Suddenly, the action of play shifts to the past and we learn how Jane and Deedee were required to be good Arab girls and how they also wanted to have fun like American girls. After watching the ways in which Jane's brother Samir (Santiago Tapia '97) and Deedee's boyfriend Nader (Andrew Pitcher '97) treat women, the audience is left with the impression that Arab-American men, with few exceptions, are evil: they only want sex from women and yet demand that all Arab women be virgins at marriage. The younger Tarik is seemingly virtuous, but his occasional sexist, over-bearing outbursts in both the past and present prove he should be guilty by association.
The play climaxes when Deedee discovers she is pregnant with Nader's child. He has rejected her, and she is determined to have the child. Jane tries to convince Deedee to save the reputation of her family and have an abortion, but she flatly refuses. However, in the last five, extremely confusing and bizarre minutes of the play, it is revealed that Deedee died after a home abortion. Suddenly, back in the present, Jane begins to act like this is all a revelation to her (when it's not), and she seems to have some sort of an epiphany about being an Arab-American woman. What that epiphany is is not made clear.

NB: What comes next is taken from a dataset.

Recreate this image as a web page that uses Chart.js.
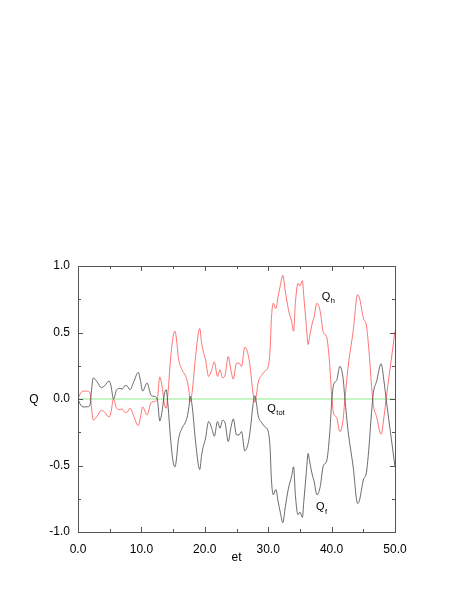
<!DOCTYPE html>
<html>
<head>
<meta charset="utf-8">
<script src="https://cdn.jsdelivr.net/npm/chart.js@4"></script>
<style>
  html, body { margin: 0; padding: 0; background: #fff; }
  #wrap { width: 463px; height: 599px; }
</style>
</head>
<body>
<div id="wrap"><canvas id="chart" width="463" height="599"></canvas></div>
<script>
// ── Data ─────────────────────────────────────────────────────────────────────
const times = [
  0.0, 0.3, 0.6, 1.0, 1.5, 1.9, 2.1, 2.4, 3.0, 3.7,
  4.2, 4.9, 5.2, 5.6, 6.1, 6.6, 7.0, 7.4, 7.7, 8.2,
  8.8, 9.5, 9.8, 10.2, 10.9, 11.5, 12.0, 12.5, 12.9, 13.3,
  13.6, 13.9, 14.2, 14.6, 15.0, 15.3, 15.6, 15.8, 16.4, 16.9,
  17.2, 17.5, 17.7, 18.0, 18.5, 19.0, 19.2, 19.5, 19.8, 20.1,
  20.6, 21.1, 21.5, 22.0, 22.4, 22.8, 23.2, 23.7, 24.1, 24.5,
  25.0, 25.4, 25.8, 26.3, 26.9, 27.2, 27.6, 27.9, 28.2, 28.4,
  29.0, 29.5, 30.0, 30.3, 30.5, 30.8, 31.2, 31.6, 31.9, 32.3,
  32.7, 33.2, 33.7, 34.0, 34.3, 34.7, 35.0, 35.4, 35.6, 36.0,
  36.3, 36.5, 37.0, 37.2, 37.7, 38.2, 38.7, 39.2, 39.7, 40.0,
  40.3, 40.8, 41.3, 41.8, 42.1, 42.6, 43.4, 44.1, 44.4, 45.0,
  45.5, 45.9, 46.3, 46.6, 47.1, 47.8, 48.3, 48.6, 49.2, 50.0
];

// Q_h (red)
const qh = [
  0.0, 0.035, 0.055, 0.06, 0.058, 0.045, -0.05, -0.158, -0.13, -0.085,
  -0.1, -0.135, -0.1, 0.0, -0.07, -0.08, -0.075, -0.1, -0.1, -0.07,
  -0.13, -0.2, -0.15, -0.06, -0.12, -0.03, -0.02, 0.0, 0.165, 0.08,
  -0.03, -0.07, 0.05, 0.3, 0.47, 0.51, 0.42, 0.32, 0.22, 0.18,
  0.14, 0.06, -0.02, 0.05, 0.3, 0.5, 0.53, 0.42, 0.35, 0.3,
  0.17, 0.22, 0.28, 0.17, 0.22, 0.16, 0.18, 0.32, 0.22, 0.15,
  0.27, 0.27, 0.245, 0.39, 0.32, 0.22, 0.045, -0.025, 0.05, 0.12,
  0.18, 0.21, 0.245, 0.37, 0.6, 0.72, 0.68, 0.78, 0.85, 0.93,
  0.81, 0.67, 0.58, 0.51, 0.73, 0.87, 0.85, 0.89, 0.78, 0.56,
  0.41, 0.46, 0.58, 0.61, 0.72, 0.66, 0.5, 0.47, 0.26, 0.03,
  -0.105, -0.14, -0.245, -0.16, 0.0, 0.24, 0.51, 0.785, 0.76, 0.61,
  0.55, 0.36, 0.1, -0.05, -0.133, -0.265, -0.12, 0.0, 0.22, 0.51
];

// Q_f (black)
const qf = [
  0.0, -0.035, -0.055, -0.06, -0.058, -0.045, 0.05, 0.158, 0.13, 0.085,
  0.1, 0.135, 0.1, 0.0, 0.07, 0.08, 0.075, 0.1, 0.1, 0.07,
  0.13, 0.2, 0.15, 0.06, 0.12, 0.03, 0.02, 0.0, -0.165, -0.08,
  0.03, 0.07, -0.05, -0.3, -0.47, -0.51, -0.42, -0.32, -0.22, -0.18,
  -0.14, -0.06, 0.02, -0.05, -0.3, -0.5, -0.53, -0.42, -0.35, -0.3,
  -0.17, -0.22, -0.28, -0.17, -0.22, -0.16, -0.18, -0.32, -0.22, -0.15,
  -0.27, -0.27, -0.245, -0.39, -0.32, -0.22, -0.045, 0.025, -0.05, -0.12,
  -0.18, -0.21, -0.245, -0.37, -0.6, -0.72, -0.68, -0.78, -0.85, -0.93,
  -0.81, -0.67, -0.58, -0.51, -0.73, -0.87, -0.85, -0.89, -0.78, -0.56,
  -0.41, -0.46, -0.58, -0.61, -0.72, -0.66, -0.5, -0.47, -0.26, -0.03,
  0.105, 0.14, 0.245, 0.16, 0.0, -0.24, -0.51, -0.785, -0.76, -0.61,
  -0.55, -0.36, -0.1, 0.05, 0.133, 0.265, 0.12, 0.0, -0.22, -0.51
];

// Q_tot (green, flat at zero)
const totTimes = [0.0, 50.0];
const qtot = [0.0, 0.0];

// Curve labels, placed in data coordinates
const curveLabels = [
  { text: 'Q', sub: 'h',   x: 38.45, y: 0.745 },
  { text: 'Q', sub: 'tot', x: 29.86, y: -0.094 },
  { text: 'Q', sub: 'f',   x: 37.55, y: -0.835 }
];

const xTitle = 'et';
const yTitle = 'Q';

// ── Helpers ──────────────────────────────────────────────────────────────────
const FONT = "'Liberation Sans', Arial, Helvetica, sans-serif";

function toPoints(xs, ys) {
  return xs.map((x, i) => ({ x, y: ys[i] }));
}

// frame, inward ticks on all four sides, titles and curve labels
const framePlugin = {
  id: 'frame',
  afterDraw(chart) {
    const { ctx, chartArea: a, scales } = chart;
    const xs = scales.x, ys = scales.y;
    ctx.save();
    ctx.strokeStyle = '#555';
    ctx.lineWidth = 1;
    ctx.strokeRect(a.left + 0.5, a.top + 0.5, a.right - a.left, a.bottom - a.top);

    ctx.beginPath();
    xs.ticks.forEach(t => {
      const px = Math.round(xs.getPixelForValue(t.value)) + 0.5;
      const len = (Math.round(t.value) % 10 === 0) ? 5 : 3;
      ctx.moveTo(px, a.bottom); ctx.lineTo(px, a.bottom - len);
      ctx.moveTo(px, a.top);    ctx.lineTo(px, a.top + len);
    });
    ys.ticks.forEach(t => {
      const py = Math.round(ys.getPixelForValue(t.value)) + 0.5;
      const len = (Math.round(t.value * 100) % 50 === 0) ? 5 : 3;
      ctx.moveTo(a.left, py);  ctx.lineTo(a.left + len, py);
      ctx.moveTo(a.right, py); ctx.lineTo(a.right - len, py);
    });
    ctx.stroke();

    // axis titles
    ctx.fillStyle = '#000';
    ctx.font = '12px ' + FONT;
    ctx.textAlign = 'center';
    ctx.textBaseline = 'alphabetic';
    ctx.fillText(xTitle, (a.left + a.right) / 2, 561);
    ctx.fillText(yTitle, 34, 403);

    // curve labels
    ctx.textAlign = 'left';
    curveLabels.forEach(l => {
      const px = xs.getPixelForValue(l.x);
      const py = ys.getPixelForValue(l.y);
      ctx.font = '11px ' + FONT;
      ctx.fillText(l.text, px, py);
      const w = ctx.measureText(l.text).width;
      ctx.font = '7.5px ' + FONT;
      ctx.fillText(l.sub, px + w + 0.5, py + 3.5);
    });
    ctx.restore();
  }
};

// ── Chart ────────────────────────────────────────────────────────────────────
Chart.defaults.font.family = FONT;
Chart.defaults.font.size = 12;
Chart.defaults.color = '#000';

new Chart(document.getElementById('chart').getContext('2d'), {
  type: 'line',
  data: {
    datasets: [
      {
        label: 'Q_tot',
        data: toPoints(totTimes, qtot),
        borderColor: 'rgb(140,235,140)',
        borderWidth: 1,
        pointRadius: 0,
        order: 3
      },
      {
        label: 'Q_h',
        data: toPoints(times, qh),
        borderColor: 'rgb(255,80,80)',
        borderWidth: 0.8,
        pointRadius: 0,
        cubicInterpolationMode: 'monotone',
        order: 2
      },
      {
        label: 'Q_f',
        data: toPoints(times, qf),
        borderColor: 'rgb(70,70,70)',
        borderWidth: 0.8,
        pointRadius: 0,
        cubicInterpolationMode: 'monotone',
        order: 1
      }
    ]
  },
  options: {
    responsive: false,
    animation: false,
    devicePixelRatio: 1,
    layout: { padding: { top: 266, right: 68, left: 0, bottom: 0 } },
    plugins: { legend: { display: false }, tooltip: { enabled: false } },
    scales: {
      x: {
        type: 'linear',
        min: 0, max: 50,
        grid: { display: false, drawTicks: false },
        border: { display: false },
        ticks: {
          stepSize: 5,
          autoSkip: false,
          maxRotation: 0,
          padding: 10,
          callback: v => (Math.round(v) % 10 === 0 ? v.toFixed(1) : '')
        },
        afterFit: s => { s.height = 67; }
      },
      y: {
        type: 'linear',
        min: -1, max: 1,
        grid: { display: false, drawTicks: false },
        border: { display: false },
        ticks: {
          stepSize: 0.25,
          autoSkip: false,
          padding: 8,
          callback: v => (Math.round(v * 100) % 50 === 0 ? v.toFixed(1) : '')
        },
        afterFit: s => { s.width = 78; }
      }
    }
  },
  plugins: [framePlugin]
});
</script>
</body>
</html>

Much about this production was not clear. While the plot was interesting, if a little too heavy-handed, the actors made watching the play uncomfortable. For some reason Melissa Gibson's Deedee-as-ghost ran laps around the stage while nastily berating poor Jane. Why was she berating her? Aaron Mathes seemed to have difficulty with Tarilc While he was appealing (mostly for lack of any positive male characters), his mood changes and facial expressions were awkward as well as unexplained. Santiago Tapia delivered Samir's lines unsure of appropriate emphasis. He did not seem comfortable moving around the stage. As the purely evil Nader, Andrew Pitcher was more believable, but he also could not stand still.
On the other hand, Lucia Brawley's Jane was pleasant to watch. Well cast as a beautiful, sweet dancer, Brawley was the most able of the cast to hold the stage. Unfortunately she was forced to say some of the most ridiculous lines of the play, mostly concerning the plight of the Arab-American woman. Sometimes one wondered whether or not Shamieh was making fun of Jane: "I'm neither Arab nor American. I'm myself."
While the actors were problematic, they weren't helped by the technical problems or the Adams Pool Theater, which is an extremely limiting space. To get around having only two entrances, actors were forced to hide behind flats for up to ten minutes. Wondering what they were doing back there was highly distracting. Also, the way in which time transitions and flashbacks were made, with brighter lights to mark "The Present," was undermined when costumes didn't change with the passing of seven years.
Student written plays have been much maligned in recent years, and usually without recognizing that they are written by students. Rarely are these plays finished products, and they should not be considered as such. While this production was not a success. "One Arabian Night" has an enormous amount of potential. The themes Shamieh is trying to dramatize are powerful and engaging, and some of the dialogue is very well written. The problem was that it just did not gel into good theater. But this does not mean it can't in the future.